MAIN CHARACTERISTICS OF HIS POETRY

(i) Shelley compared with some of his contemporaries: “As a poet,” says J. A. Symonds, Shelley contributed a new quality to English literature— a quality of ideality, freedom, and audacity, which severe critics of other nations think we lack. Byron’s daring is a different region; his elemental worldliness and pungent satire do not liberate our energies or cheer us with a new hope and splendid vista. Wordsworth, the very antithesis to Shelley in his reverent accord with institutions, suits our meditative mood, sustains us with a sound philosophy and braces us by healthy contact with the Nature, he so dearly loved. But in Wordsworth there is none of Shelley’s magnetism. What remains of permanent value in Coleridge’s poetry— such works as Christabel, The Ancient Mariner or Kubla Khan– is a product of pure artistic fancy, tempered by the author’s mysticism Keats, true and sacred poet as he was, loved nature with a somewhat sensuous devotion; nor did he share the prophetic fire, which burnt in Shelley’s verse.
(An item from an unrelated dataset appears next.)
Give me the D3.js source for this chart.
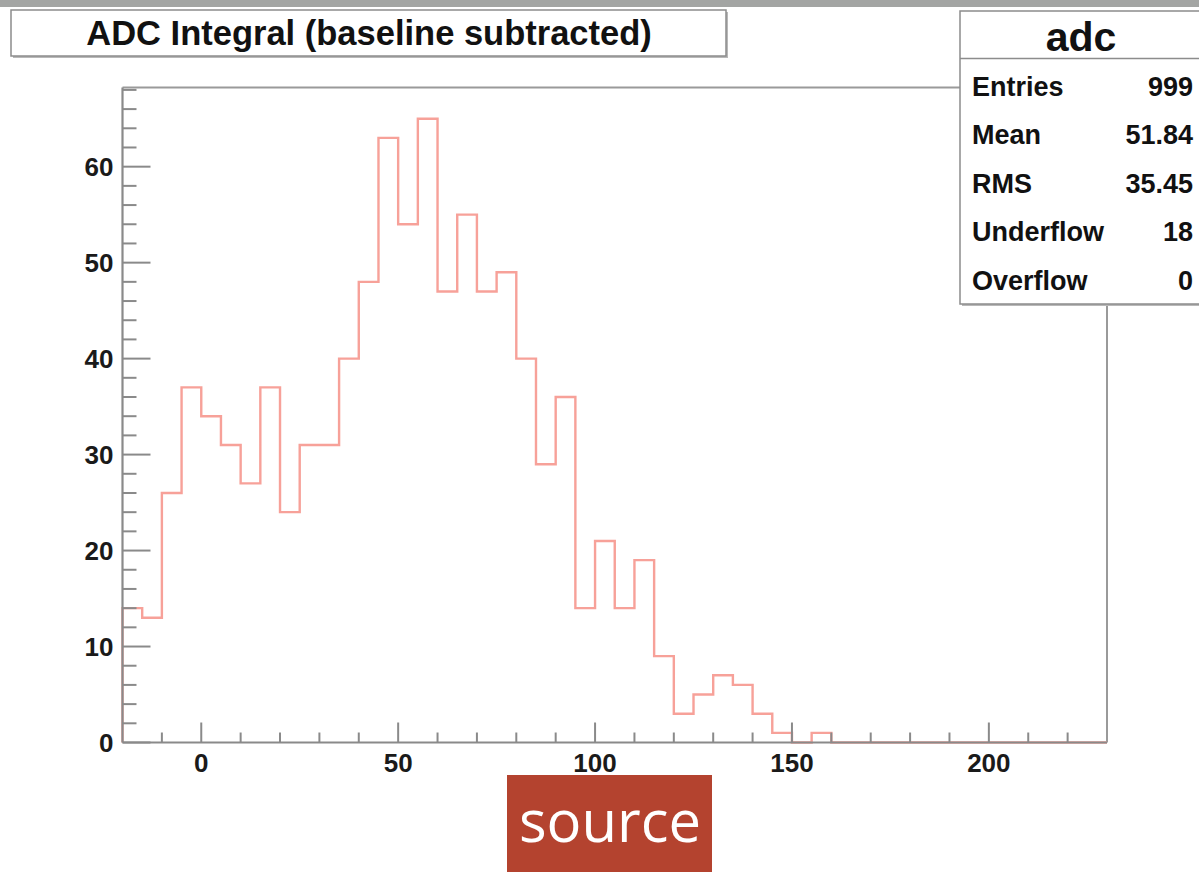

In none of Shelley’s greatest contemporaries was the lyrical faculty so paramount, and when we consider his minor songs, his odes or his more complicated dramas, we acknowledge that he was the loftiest and most spontaneous singer of the language. In range of power, he was also Conspicuous above the rest. While his genius was so varied and its flight so unapproached in swiftness, it would be in vain to deny that Shelley as an artist had faults, from which the men, with whom I have compared him, were more free. The most important of these are haste, incoherence, verbal carelessness, incompleteness, a want of narrative force and a weak hold on objective realities.”